MdV, in de Tweede Kamer heeft de minister aangegeven dat het instemmen op hoofdlijnen van de begroting niet meegenomen is voor het PO en VO, omdat ze duidelijk onderscheid ziet tussen funderend onderwijs en het middelbaar en hoger onderwijs.

  • Zou de minister kunnen zeggen welke verschillen ze bedoelt?
  • En hoe moeten wij nu duiden dat er vanaf 9 mei tot 6 juni een Internetconsultatie is gehouden over, jawel,  “instemmingsbevoegdheid medezeggenschap funderend onderwijs op hoofdlijnen begroting”?

Een ander zwaarwegend punt is de benoeming van bestuurders. De minister heeft in de Tweede Kamer keer op keer gewaarschuwd voor het verkeerd inzetten van de MR op het terrein van benoemingen. Dat past overigens nadrukkelijk bij de SGP-denklijn over gezagsverhoudingen. Terecht heeft de minister gewezen op de rolvastheid: de raad van toezicht is de verantwoordelijke partij voor benoeming, evenals voor schorsing en ontslag van het college van bestuur.

  • Is de minister het met de fractie van de SGP eens dat de eindverantwoordelijkheid voor benoeming en ontslag, oftewel de arbeidsrechtelijke positie van bestuurders, maar op 1 plaats in de organisatie kan en mag berusten?

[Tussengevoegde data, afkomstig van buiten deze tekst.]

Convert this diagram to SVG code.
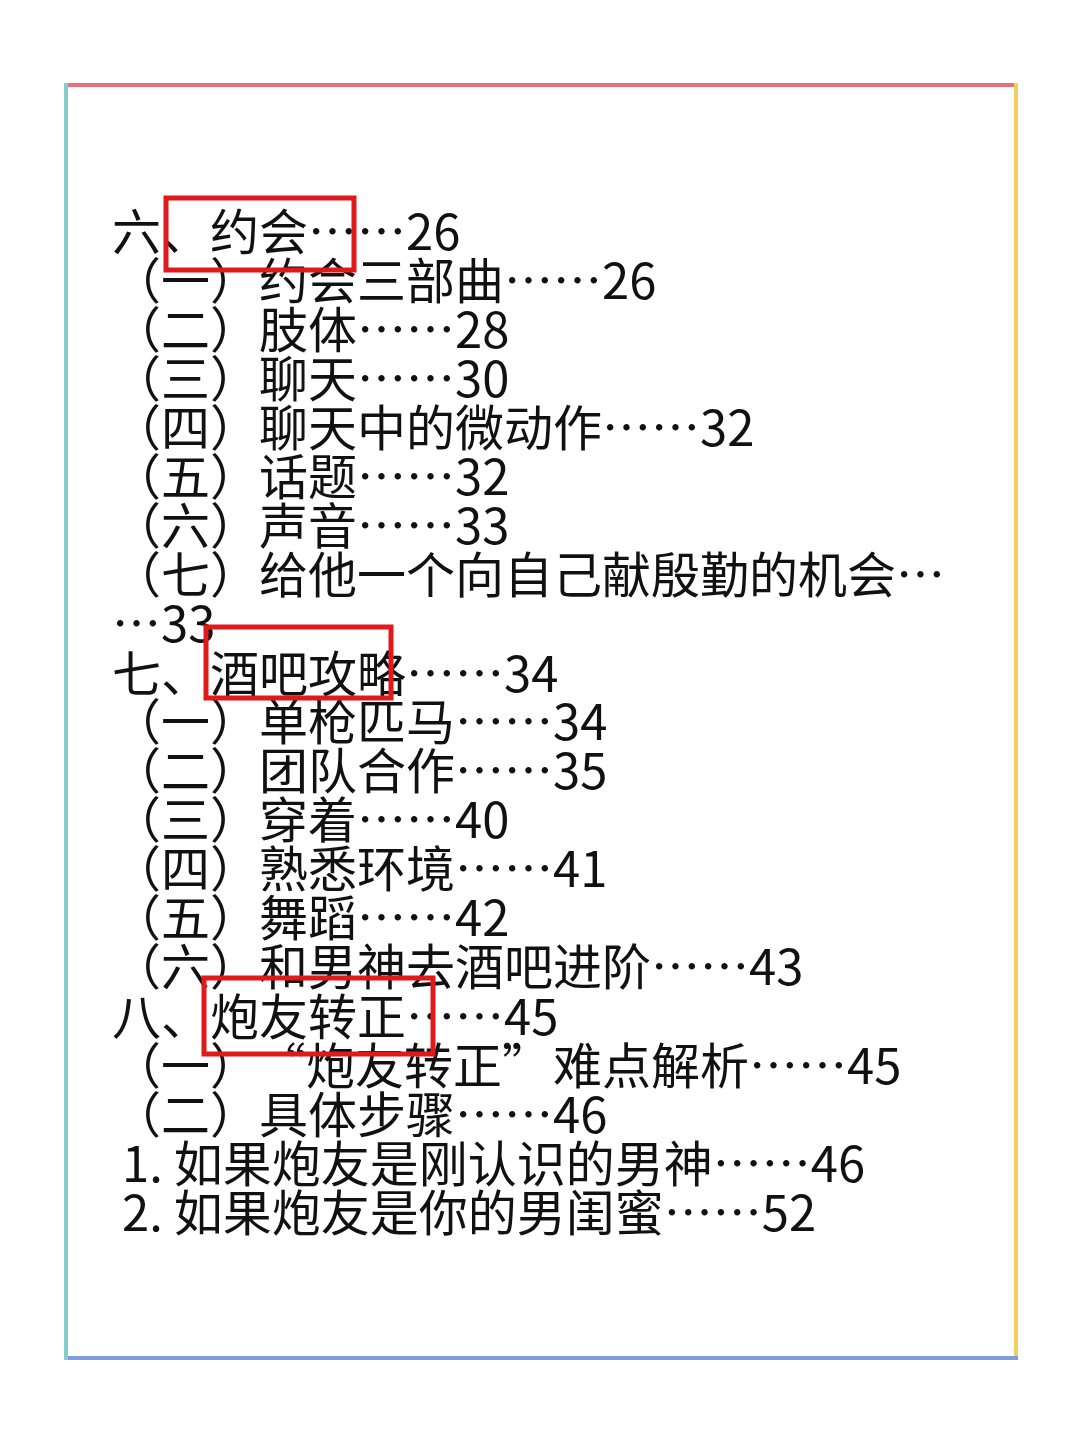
<svg xmlns="http://www.w3.org/2000/svg" width="1080" height="1444" viewBox="0 0 1080 1444">
<style>
text{font-family:"Noto Sans CJK SC","Noto Sans",sans-serif;font-size:49px;fill:#111;}
.box{fill:none;stroke:#e0191b;stroke-width:5;}
</style>
<rect width="1080" height="1444" fill="#fff"/>
<g id="border" stroke-width="4" stroke-linecap="square">
<line x1="66" y1="85" x2="1016" y2="85" stroke="#e8707e"/>
<line x1="1016" y1="85" x2="1016" y2="1358" stroke="#f2cf5a"/>
<line x1="66" y1="1358" x2="1016" y2="1358" stroke="#7e9ee0"/>
<line x1="66" y1="85" x2="66" y2="1358" stroke="#86cccb"/>
</g>
<g id="lines">
<text x="112" y="250">六、约会……26</text>
<text x="112" y="299">（一）约会三部曲……26</text>
<text x="112" y="348">（二）肢体……28</text>
<text x="112" y="397">（三）聊天……30</text>
<text x="112" y="446">（四）聊天中的微动作……32</text>
<text x="112" y="495">（五）话题……32</text>
<text x="112" y="544">（六）声音……33</text>
<text x="112" y="593">（七）给他一个向自己献殷勤的机会…</text>
<text x="112" y="642">…33</text>
<text x="112" y="692">七、酒吧攻略……34</text>
<text x="112" y="740">（一）单枪匹马……34</text>
<text x="112" y="789">（二）团队合作……35</text>
<text x="112" y="838">（三）穿着……40</text>
<text x="112" y="887">（四）熟悉环境……41</text>
<text x="112" y="936">（五）舞蹈……42</text>
<text x="112" y="985">（六）和男神去酒吧进阶……43</text>
<text x="112" y="1035">八、炮友转正……45</text>
<text x="112" y="1084">（一）<tspan x="257">“炮友转正”</tspan><tspan x="553">难点解析……45</tspan></text>
<text x="112" y="1133">（二）具体步骤……46</text>
<text x="122" y="1182">1. 如果炮友是刚认识的男神……46</text>
<text x="122" y="1231">2. 如果炮友是你的男闺蜜……52</text>
</g>
<g id="highlights">
<rect class="box" x="166" y="198" width="188" height="72"/>
<rect class="box" x="206" y="627" width="185" height="71"/>
<rect class="box" x="204" y="978" width="229" height="76"/>
</g>
</svg>
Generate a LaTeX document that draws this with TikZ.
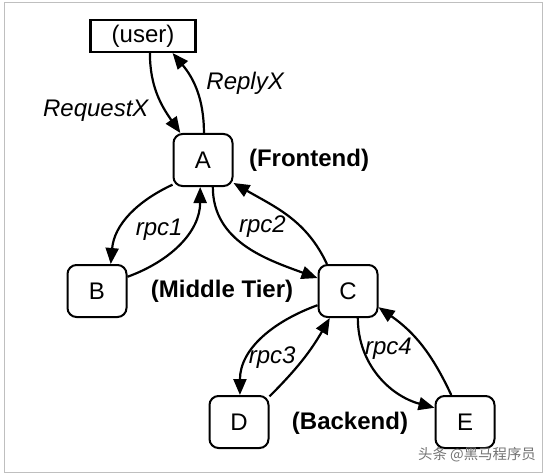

In het wetgevingstraject is diverse keren gezegd dat hetgeen in de wet wordt vastgelegd moet worden gezien als het minimum. Dat betekent dus dat op instellingsniveau verdergaande bevoegdheden kunnen worden afgesproken.

  • Vindt de minister het aanvaardbaar dat de MR-bevoegdheden op dit gebied op instellingsniveau nog verder kunnen worden uitgebreid? En zo nee, hoe gaat zij dat voorkomen?

Er zijn ook scholen die andere vormen hebben dan alleen een raad van toezicht en een bezoldigd college van bestuur. Ik denk aan de kleinere scholen, vooral in het PO. Daar wordt zeer regelmatig gewerkt met een directeur en daarnaast een bestuur met bestuurlijke en toezichthoudende taken. Een dergelijk bestuur is onbezoldigd, het wordt gekozen door de leden van de vereniging, oftewel door de Algemene ledenvergadering. Het zou vreemd zijn als na een statutair geregelde bestuursverkiezing door de medezeggenschapsraad een negatief advies wordt uitgebracht.

  • Kan de minister klip en klaar aangeven dat het bij het adviesrecht met betrekking tot benoeming en ontslag van bestuurders niet gaat over vrijwillige bestuursleden van een vereniging, maar dat dit alleen gaat over bezoldigde bestuurders?

MdV, ik sluit af. Er dient een scherpe lijn te zijn tussen zeggenschap en medezeggenschap. Ik kom even terug op die ondernemer die de stoel van de zeggenschap aanbood aan degenen die om medezeggenschap vroegen. De fractie van de SGP heeft sterk het gevoel dat door deze wet het medezeggenschapsorgaan op de verkeerde stoel wordt gezet.

Vandaar dat ik met belangstelling uitzie naar de antwoorden op mijn vragen.